• _Data lines_
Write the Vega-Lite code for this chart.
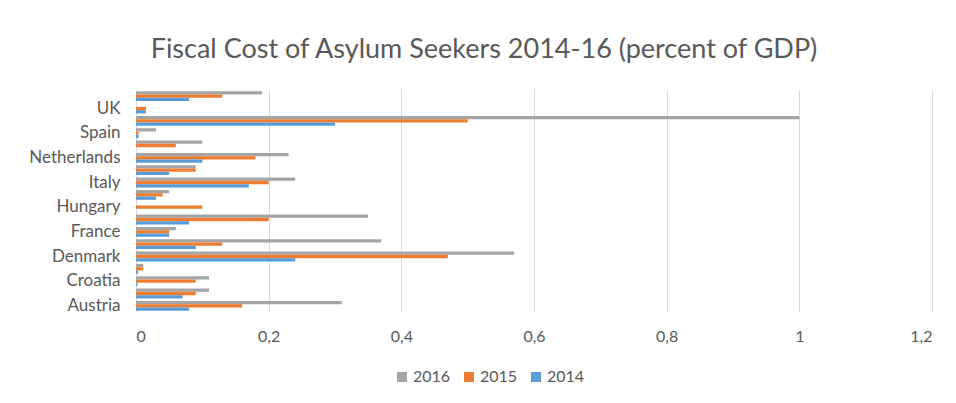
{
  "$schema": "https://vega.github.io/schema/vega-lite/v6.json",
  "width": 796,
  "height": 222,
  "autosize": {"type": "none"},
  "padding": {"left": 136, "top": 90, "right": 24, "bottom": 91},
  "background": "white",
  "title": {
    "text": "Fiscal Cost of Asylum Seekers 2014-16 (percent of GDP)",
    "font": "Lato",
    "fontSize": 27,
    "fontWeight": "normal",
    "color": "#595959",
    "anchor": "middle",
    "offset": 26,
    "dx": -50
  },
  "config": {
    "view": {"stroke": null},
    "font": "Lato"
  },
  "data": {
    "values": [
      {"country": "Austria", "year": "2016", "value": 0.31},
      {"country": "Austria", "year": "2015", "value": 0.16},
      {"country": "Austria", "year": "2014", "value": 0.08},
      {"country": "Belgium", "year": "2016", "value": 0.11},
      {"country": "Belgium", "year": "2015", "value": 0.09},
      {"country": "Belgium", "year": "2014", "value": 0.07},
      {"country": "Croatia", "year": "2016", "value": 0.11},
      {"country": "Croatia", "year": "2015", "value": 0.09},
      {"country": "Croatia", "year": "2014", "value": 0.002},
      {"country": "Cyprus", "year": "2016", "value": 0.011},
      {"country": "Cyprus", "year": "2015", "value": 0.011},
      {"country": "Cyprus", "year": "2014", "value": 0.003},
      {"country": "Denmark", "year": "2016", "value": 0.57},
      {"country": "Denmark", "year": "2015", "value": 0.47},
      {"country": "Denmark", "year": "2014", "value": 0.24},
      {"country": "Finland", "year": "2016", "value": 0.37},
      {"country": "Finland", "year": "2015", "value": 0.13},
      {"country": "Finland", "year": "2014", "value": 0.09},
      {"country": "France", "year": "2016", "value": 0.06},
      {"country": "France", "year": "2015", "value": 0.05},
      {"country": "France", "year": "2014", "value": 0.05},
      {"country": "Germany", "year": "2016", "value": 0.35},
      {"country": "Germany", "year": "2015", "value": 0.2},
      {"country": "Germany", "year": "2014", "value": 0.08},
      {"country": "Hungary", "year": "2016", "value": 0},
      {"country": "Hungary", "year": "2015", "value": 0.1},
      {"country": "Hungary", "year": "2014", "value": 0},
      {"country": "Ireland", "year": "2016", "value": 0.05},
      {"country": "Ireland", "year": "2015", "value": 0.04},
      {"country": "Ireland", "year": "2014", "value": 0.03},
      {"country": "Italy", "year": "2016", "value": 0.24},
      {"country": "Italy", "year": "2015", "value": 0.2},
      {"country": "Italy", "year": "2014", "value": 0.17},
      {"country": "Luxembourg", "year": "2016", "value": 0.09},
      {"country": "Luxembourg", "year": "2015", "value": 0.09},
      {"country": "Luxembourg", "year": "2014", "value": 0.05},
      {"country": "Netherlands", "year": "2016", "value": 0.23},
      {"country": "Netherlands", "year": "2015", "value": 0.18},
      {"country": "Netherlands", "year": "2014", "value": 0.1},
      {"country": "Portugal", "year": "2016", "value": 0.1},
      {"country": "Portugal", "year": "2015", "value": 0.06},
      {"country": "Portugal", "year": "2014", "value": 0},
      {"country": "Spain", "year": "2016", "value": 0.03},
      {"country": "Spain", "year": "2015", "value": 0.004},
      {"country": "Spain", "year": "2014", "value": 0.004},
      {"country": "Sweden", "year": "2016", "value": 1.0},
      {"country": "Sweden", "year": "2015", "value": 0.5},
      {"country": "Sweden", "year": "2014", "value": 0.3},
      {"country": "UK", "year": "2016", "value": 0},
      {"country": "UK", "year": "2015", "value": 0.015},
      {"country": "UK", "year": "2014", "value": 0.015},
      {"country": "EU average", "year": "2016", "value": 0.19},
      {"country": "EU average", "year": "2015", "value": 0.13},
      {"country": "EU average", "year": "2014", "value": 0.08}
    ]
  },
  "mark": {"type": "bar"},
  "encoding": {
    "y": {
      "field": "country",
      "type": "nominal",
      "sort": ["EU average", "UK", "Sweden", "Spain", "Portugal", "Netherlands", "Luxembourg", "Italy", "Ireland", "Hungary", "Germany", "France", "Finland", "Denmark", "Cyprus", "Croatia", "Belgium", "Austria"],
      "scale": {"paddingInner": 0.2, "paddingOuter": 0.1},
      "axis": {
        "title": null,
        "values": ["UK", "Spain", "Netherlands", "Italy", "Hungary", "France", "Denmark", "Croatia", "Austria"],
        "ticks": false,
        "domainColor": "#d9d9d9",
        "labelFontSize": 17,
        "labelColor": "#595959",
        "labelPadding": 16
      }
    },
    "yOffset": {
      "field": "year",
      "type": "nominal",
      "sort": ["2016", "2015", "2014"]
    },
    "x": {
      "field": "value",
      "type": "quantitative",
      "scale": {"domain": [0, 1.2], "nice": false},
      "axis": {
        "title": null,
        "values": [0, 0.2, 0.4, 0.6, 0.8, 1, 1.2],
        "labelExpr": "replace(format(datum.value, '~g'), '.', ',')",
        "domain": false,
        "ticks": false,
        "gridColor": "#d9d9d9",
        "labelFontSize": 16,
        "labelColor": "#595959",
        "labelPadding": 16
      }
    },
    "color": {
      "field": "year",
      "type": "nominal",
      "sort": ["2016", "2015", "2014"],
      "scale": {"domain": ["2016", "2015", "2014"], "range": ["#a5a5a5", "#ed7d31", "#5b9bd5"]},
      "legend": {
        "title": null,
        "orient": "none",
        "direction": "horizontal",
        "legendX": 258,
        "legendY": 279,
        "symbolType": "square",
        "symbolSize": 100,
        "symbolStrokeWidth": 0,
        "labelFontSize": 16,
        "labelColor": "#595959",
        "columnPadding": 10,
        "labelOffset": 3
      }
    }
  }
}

==

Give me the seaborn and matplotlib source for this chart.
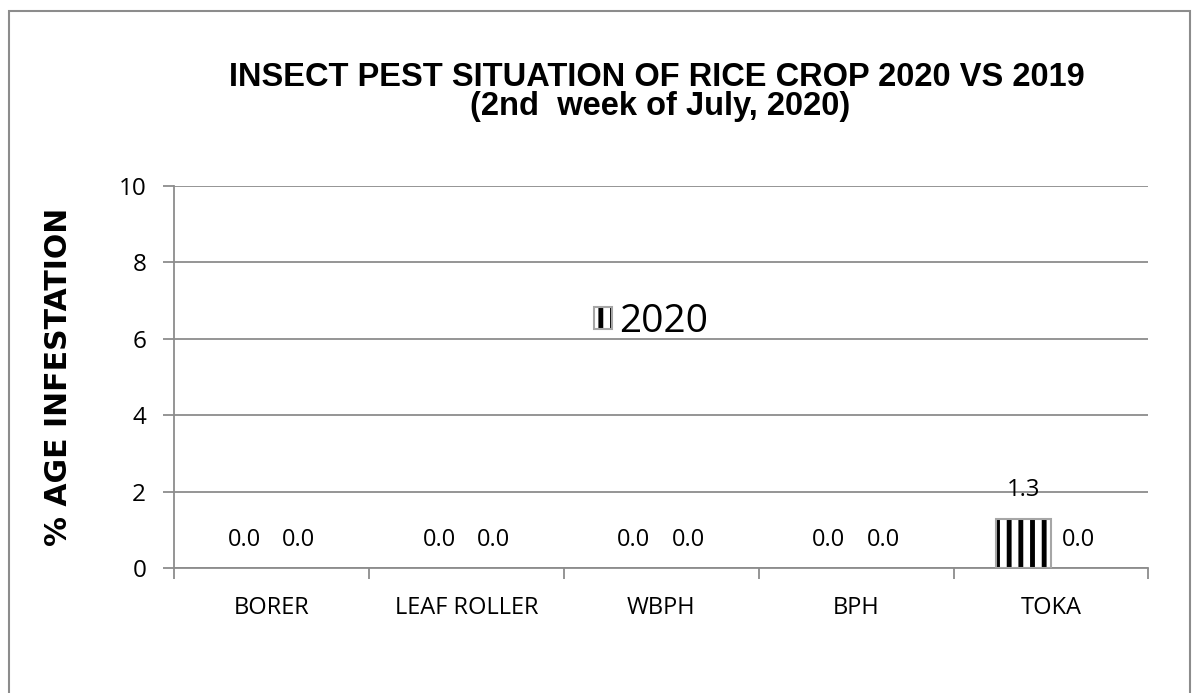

• _Exercise goal_
Extract every line above containing the word "chart".

• _The solution_
Write the Vega-Lite code for this chart.
Give me the seaborn and matplotlib source for this chart.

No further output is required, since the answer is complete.